Stories, for me, are always better when there’s a plot twist or a layer of the unexpected. I definitely adore me some symbolism, metaphor, character development, tension and suspense, but when there’s a wrinkle like a doorway in the back of [The Lion, the Witch and] the Wardrobe, I’m truly all in. Ruth Ozeki’s third novel, A Tale for the Time Being (2013) has got all of the above and more. It’s tough to review this one without spoilers, so this will be a relatively short piece that will hopefully serve as a siren song to lure you in to Ozeki’s world of wonder.
The story begins with Nao, a 16 year old Japanese American girl who grew up in California but finds herself and her family back in Tokyo after her father becomes unemployed in the States. Being raised in the US with a limited grasp of Japanese language and culture, in Japan she feels like a stranger in her own ethnic land. Combining this with her father’s unemployment and depression and her dysfunctional family life, she herself becomes despondent and eventually suicidal. Her voice in the book is a narration of her diary through her times of despair, disorientation and growth through her myriad life challenges. Prior to her loosely plotted suicide, she stuffs the diary into a ziplock bag inside of a Hello Kitty lunchbox and hurls it into the sea, hoping that someone will find it and empathize with her disenchantment or at least relate to her story.
On the other side of the Pacific in British Columbia, a writer named Ruth (self-inserted) with existential troubles of her own, finds the lunchbox washed ashore and embarks on a fervent investigation into the diary’s cryptic contents. As she reads more about Nao and her family’s struggles, she becomes aware of the girl’s unfortunate plight and her intention to end her own life. Having very little information as to the when of the journal, she becomes increasingly curious; borderline obsessed to find out if Nao is still alive, and sets about a search that ultimately yields only meager results. Despite the dearth of information, she perseveres as it becomes clear that the answers she seeks and whether or not she finds them will affect her own uncertain trajectory and existence.
Along with the diary, the lunchbox contained a watch that belonged to Nao’s great uncle, a Kamikaze pilot conscripted against his will during World War II. Going back to that symbolism I mentioned earlier, the watch becomes a significant metaphor for the passage of time, time running out, and our constant denial of and battle with this reality. Along with the watch and its reminder of our limited existence, the story of Ruth and Nao slowly unfolds as a tapestry of important life lessons for both the characters and the reader, and Ozeki employs a conspicuous metafictional dialogue between Nao and the reader that acts as a constant reminder that this tale is written for you.

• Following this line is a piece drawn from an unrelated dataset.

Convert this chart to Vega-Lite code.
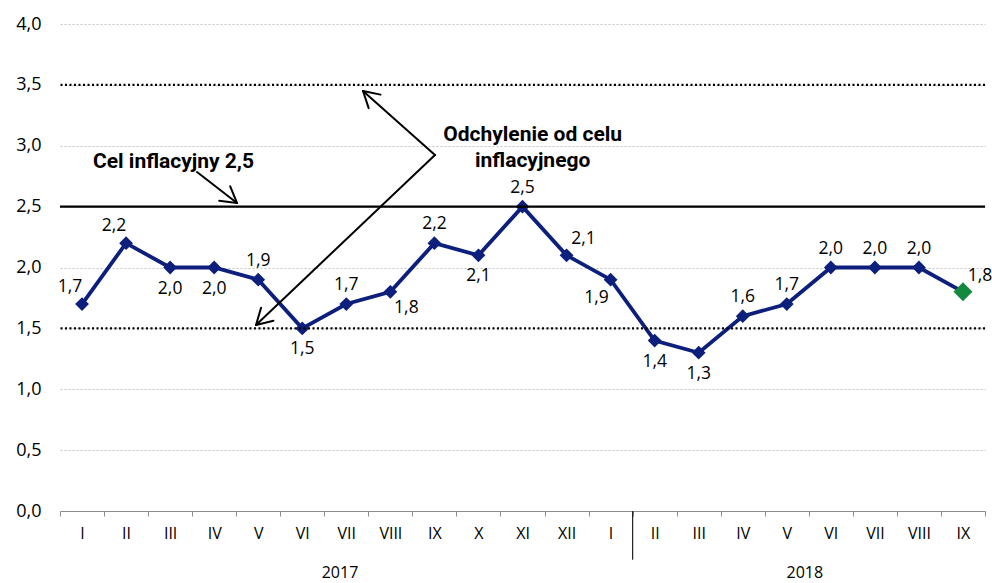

Kanji for “Being-Time” from Zen Master Dogen’s ‘On Being and Time’ (the Shobogenzo)
Throughout the book there are themes that are artfully laid out for the reader to learn compassion, to listen, and to slow down, hopefully to better understand themselves and their place in the world. As Ruth and Nao’s worlds edge ever closer together, there is a building suspense that draws the reader in as the passage of time reveals to Ruth bit by bit the account of Nao and her family’s ongoing struggles to understand each other, slowly unveiling the events of their ever expanding timelines.
Packed with philosophy and sardonic humor, A Tale for the Time Being is a brilliant thought experiment that delivers simply as an enchanting story for a summer read or a profound book of metaphor realized on multiple levels, and truly anything in between. I’ve come back for a second read recently and found insights and angles that I missed on the first, and I plan on revisiting it again in the future, hopefully for yet more perspectives.
The author discusses her experience writing the book as well as her methods, processes and relationship with writing in general in an interview with Author Magazine’s Bill Kenower here:
Part two of the interview can be viewed here.
Ripped straight from her bio on her web page, Ozekiland:
Ruth Ozeki is a novelist, filmmaker, and Zen Buddhist priest, whose books have garnered international acclaim for their ability to integrate issues of science, technology, religion, environmental politics, and global pop culture into unique, hybrid, narrative forms.
Her new(est) novel, The Book of Form and Emptiness, published by Viking in September 2021, tells the story of a young boy who, after the death of his father, starts to hear voices and finds solace in the companionship of his very own book.
Her novels, My Year of Meats (1998), All Over Creation (2003), A Tale for the Time Being (2013) and The Book of Form and Emptiness (2022) have been translated and published in over thirty countries. Her third novel, A Tale for the Time Being, won the LA Times Book Prize, and was shortlisted for the Man Booker Prize and the National Book Critics Circle Award. The Book of Form and Emptiness is the winner of the 2022 Women’s Prize for Fiction as well as the 22nd Annual Massachusetts Book Award, the BC Yukon Book Prize, and the Julia Ward Howe Prize for Fiction.